'''

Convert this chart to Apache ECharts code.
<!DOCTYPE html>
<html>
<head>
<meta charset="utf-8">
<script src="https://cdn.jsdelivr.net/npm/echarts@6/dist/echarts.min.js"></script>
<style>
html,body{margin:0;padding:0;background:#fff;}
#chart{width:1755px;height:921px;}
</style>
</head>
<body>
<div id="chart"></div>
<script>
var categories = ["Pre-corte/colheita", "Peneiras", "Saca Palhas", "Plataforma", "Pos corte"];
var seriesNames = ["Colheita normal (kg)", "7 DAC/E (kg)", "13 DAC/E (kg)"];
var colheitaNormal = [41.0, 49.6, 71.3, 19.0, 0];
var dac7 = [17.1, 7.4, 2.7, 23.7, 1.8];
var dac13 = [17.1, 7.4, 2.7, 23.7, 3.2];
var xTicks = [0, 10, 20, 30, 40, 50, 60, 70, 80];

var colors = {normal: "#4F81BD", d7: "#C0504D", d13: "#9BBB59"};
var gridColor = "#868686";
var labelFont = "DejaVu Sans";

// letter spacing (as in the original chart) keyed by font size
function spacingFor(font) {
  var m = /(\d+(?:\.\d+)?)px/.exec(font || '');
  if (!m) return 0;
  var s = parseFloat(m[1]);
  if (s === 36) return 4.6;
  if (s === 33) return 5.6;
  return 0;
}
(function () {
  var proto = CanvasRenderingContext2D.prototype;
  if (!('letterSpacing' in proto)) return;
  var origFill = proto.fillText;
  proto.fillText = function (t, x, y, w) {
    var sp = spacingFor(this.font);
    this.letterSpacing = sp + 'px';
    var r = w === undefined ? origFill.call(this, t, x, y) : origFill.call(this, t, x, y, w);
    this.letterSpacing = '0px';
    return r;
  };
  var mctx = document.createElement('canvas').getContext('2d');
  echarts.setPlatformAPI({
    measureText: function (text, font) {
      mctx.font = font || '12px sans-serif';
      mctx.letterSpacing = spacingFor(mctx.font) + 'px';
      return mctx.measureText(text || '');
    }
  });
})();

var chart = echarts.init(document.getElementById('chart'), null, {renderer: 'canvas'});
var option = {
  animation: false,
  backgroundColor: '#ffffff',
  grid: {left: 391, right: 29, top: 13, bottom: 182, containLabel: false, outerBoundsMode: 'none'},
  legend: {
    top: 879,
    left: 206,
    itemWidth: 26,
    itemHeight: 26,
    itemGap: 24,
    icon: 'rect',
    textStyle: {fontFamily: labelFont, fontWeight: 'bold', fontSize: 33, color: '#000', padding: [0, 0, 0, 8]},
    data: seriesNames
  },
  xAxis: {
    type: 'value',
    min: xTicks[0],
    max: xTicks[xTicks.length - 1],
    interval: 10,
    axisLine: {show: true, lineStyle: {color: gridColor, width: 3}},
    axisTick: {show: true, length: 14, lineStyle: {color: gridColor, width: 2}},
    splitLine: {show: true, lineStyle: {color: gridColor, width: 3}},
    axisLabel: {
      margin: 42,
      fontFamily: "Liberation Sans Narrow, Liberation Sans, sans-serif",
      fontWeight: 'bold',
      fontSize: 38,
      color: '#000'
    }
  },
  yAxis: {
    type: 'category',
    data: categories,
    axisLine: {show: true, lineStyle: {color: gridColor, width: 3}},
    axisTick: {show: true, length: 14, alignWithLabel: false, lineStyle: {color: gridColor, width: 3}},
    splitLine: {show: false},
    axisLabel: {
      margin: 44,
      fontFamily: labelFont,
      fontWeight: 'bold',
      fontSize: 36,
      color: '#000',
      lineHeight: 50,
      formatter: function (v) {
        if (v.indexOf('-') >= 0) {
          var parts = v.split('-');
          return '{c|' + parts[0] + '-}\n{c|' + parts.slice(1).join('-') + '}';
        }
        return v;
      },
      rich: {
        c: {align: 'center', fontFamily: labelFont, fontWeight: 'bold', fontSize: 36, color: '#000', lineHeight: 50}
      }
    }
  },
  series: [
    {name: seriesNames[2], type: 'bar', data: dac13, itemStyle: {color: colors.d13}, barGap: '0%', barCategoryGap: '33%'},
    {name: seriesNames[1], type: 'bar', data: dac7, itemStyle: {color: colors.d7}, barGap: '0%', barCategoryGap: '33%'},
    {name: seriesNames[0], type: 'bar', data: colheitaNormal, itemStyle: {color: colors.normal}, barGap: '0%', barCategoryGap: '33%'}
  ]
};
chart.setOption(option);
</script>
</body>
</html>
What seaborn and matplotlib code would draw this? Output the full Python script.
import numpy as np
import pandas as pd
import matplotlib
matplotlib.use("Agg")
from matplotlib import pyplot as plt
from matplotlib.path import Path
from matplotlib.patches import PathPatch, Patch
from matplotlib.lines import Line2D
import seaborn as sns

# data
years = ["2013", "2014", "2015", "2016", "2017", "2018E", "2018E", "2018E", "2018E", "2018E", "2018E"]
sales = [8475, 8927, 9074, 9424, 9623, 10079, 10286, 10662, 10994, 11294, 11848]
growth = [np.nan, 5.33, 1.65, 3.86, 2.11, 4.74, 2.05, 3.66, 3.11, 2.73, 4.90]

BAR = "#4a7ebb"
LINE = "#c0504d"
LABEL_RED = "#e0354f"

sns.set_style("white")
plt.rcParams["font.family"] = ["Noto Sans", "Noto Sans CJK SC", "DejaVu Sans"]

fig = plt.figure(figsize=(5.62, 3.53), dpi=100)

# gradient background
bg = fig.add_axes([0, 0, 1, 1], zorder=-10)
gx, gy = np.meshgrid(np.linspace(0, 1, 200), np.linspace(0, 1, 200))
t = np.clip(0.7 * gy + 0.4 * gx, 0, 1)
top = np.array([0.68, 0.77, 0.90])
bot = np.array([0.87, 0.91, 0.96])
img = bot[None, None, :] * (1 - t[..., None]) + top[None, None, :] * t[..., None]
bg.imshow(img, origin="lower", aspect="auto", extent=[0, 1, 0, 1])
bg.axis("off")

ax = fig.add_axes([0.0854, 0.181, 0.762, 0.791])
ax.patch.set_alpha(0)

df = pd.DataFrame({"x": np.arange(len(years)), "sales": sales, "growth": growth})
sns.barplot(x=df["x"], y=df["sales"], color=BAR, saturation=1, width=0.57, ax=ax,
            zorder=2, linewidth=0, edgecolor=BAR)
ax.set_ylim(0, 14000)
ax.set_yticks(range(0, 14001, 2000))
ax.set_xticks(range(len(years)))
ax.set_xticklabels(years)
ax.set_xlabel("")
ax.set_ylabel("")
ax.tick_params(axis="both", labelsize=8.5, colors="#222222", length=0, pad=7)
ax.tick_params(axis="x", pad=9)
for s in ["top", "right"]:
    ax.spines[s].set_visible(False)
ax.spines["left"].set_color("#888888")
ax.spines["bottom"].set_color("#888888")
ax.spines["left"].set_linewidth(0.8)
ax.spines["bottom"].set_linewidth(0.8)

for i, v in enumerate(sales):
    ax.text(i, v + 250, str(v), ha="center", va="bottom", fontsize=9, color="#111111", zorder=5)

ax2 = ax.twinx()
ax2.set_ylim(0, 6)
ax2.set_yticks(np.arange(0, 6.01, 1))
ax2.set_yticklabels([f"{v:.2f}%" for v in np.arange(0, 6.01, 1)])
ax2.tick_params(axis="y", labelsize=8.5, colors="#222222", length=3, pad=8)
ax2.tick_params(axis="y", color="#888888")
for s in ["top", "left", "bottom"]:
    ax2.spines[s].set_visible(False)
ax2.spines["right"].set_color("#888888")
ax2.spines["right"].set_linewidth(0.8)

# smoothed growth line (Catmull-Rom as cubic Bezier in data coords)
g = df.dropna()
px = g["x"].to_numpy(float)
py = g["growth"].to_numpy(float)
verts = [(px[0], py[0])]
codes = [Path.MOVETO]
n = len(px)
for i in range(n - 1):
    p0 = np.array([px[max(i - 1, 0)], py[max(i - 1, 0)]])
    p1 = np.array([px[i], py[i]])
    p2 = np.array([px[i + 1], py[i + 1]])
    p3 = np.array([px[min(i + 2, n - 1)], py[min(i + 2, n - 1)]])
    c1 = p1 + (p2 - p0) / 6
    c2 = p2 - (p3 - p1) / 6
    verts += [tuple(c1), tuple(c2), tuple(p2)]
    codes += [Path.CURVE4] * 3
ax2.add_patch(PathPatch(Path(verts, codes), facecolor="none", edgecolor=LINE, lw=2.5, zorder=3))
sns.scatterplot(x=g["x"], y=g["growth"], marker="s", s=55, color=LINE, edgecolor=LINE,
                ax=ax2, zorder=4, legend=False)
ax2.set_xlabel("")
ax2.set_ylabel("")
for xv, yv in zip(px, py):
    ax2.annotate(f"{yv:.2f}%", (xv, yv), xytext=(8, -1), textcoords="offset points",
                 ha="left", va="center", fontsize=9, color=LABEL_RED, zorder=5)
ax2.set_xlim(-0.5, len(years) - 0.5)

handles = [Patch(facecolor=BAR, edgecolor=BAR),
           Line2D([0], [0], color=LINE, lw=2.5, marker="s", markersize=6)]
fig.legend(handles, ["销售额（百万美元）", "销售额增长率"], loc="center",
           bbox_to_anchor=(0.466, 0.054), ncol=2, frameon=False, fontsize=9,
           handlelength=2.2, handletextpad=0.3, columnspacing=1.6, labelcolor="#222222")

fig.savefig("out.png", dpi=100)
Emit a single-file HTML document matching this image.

'''

## Written task
Reproduce, exactly as written, the stretch of lines whose first line is the one with "What seaborn and" and whose last line is the one with "ax.patch.set_alpha(0)".

## Written reply
What seaborn and matplotlib code would draw this? Output the full Python script.
import numpy as np
import pandas as pd
import matplotlib
matplotlib.use("Agg")
from matplotlib import pyplot as plt
from matplotlib.path import Path
from matplotlib.patches import PathPatch, Patch
from matplotlib.lines import Line2D
import seaborn as sns

# data
years = ["2013", "2014", "2015", "2016", "2017", "2018E", "2018E", "2018E", "2018E", "2018E", "2018E"]
sales = [8475, 8927, 9074, 9424, 9623, 10079, 10286, 10662, 10994, 11294, 11848]
growth = [np.nan, 5.33, 1.65, 3.86, 2.11, 4.74, 2.05, 3.66, 3.11, 2.73, 4.90]

BAR = "#4a7ebb"
LINE = "#c0504d"
LABEL_RED = "#e0354f"

sns.set_style("white")
plt.rcParams["font.family"] = ["Noto Sans", "Noto Sans CJK SC", "DejaVu Sans"]

fig = plt.figure(figsize=(5.62, 3.53), dpi=100)

# gradient background
bg = fig.add_axes([0, 0, 1, 1], zorder=-10)
gx, gy = np.meshgrid(np.linspace(0, 1, 200), np.linspace(0, 1, 200))
t = np.clip(0.7 * gy + 0.4 * gx, 0, 1)
top = np.array([0.68, 0.77, 0.90])
bot = np.array([0.87, 0.91, 0.96])
img = bot[None, None, :] * (1 - t[..., None]) + top[None, None, :] * t[..., None]
bg.imshow(img, origin="lower", aspect="auto", extent=[0, 1, 0, 1])
bg.axis("off")

ax = fig.add_axes([0.0854, 0.181, 0.762, 0.791])
ax.patch.set_alpha(0)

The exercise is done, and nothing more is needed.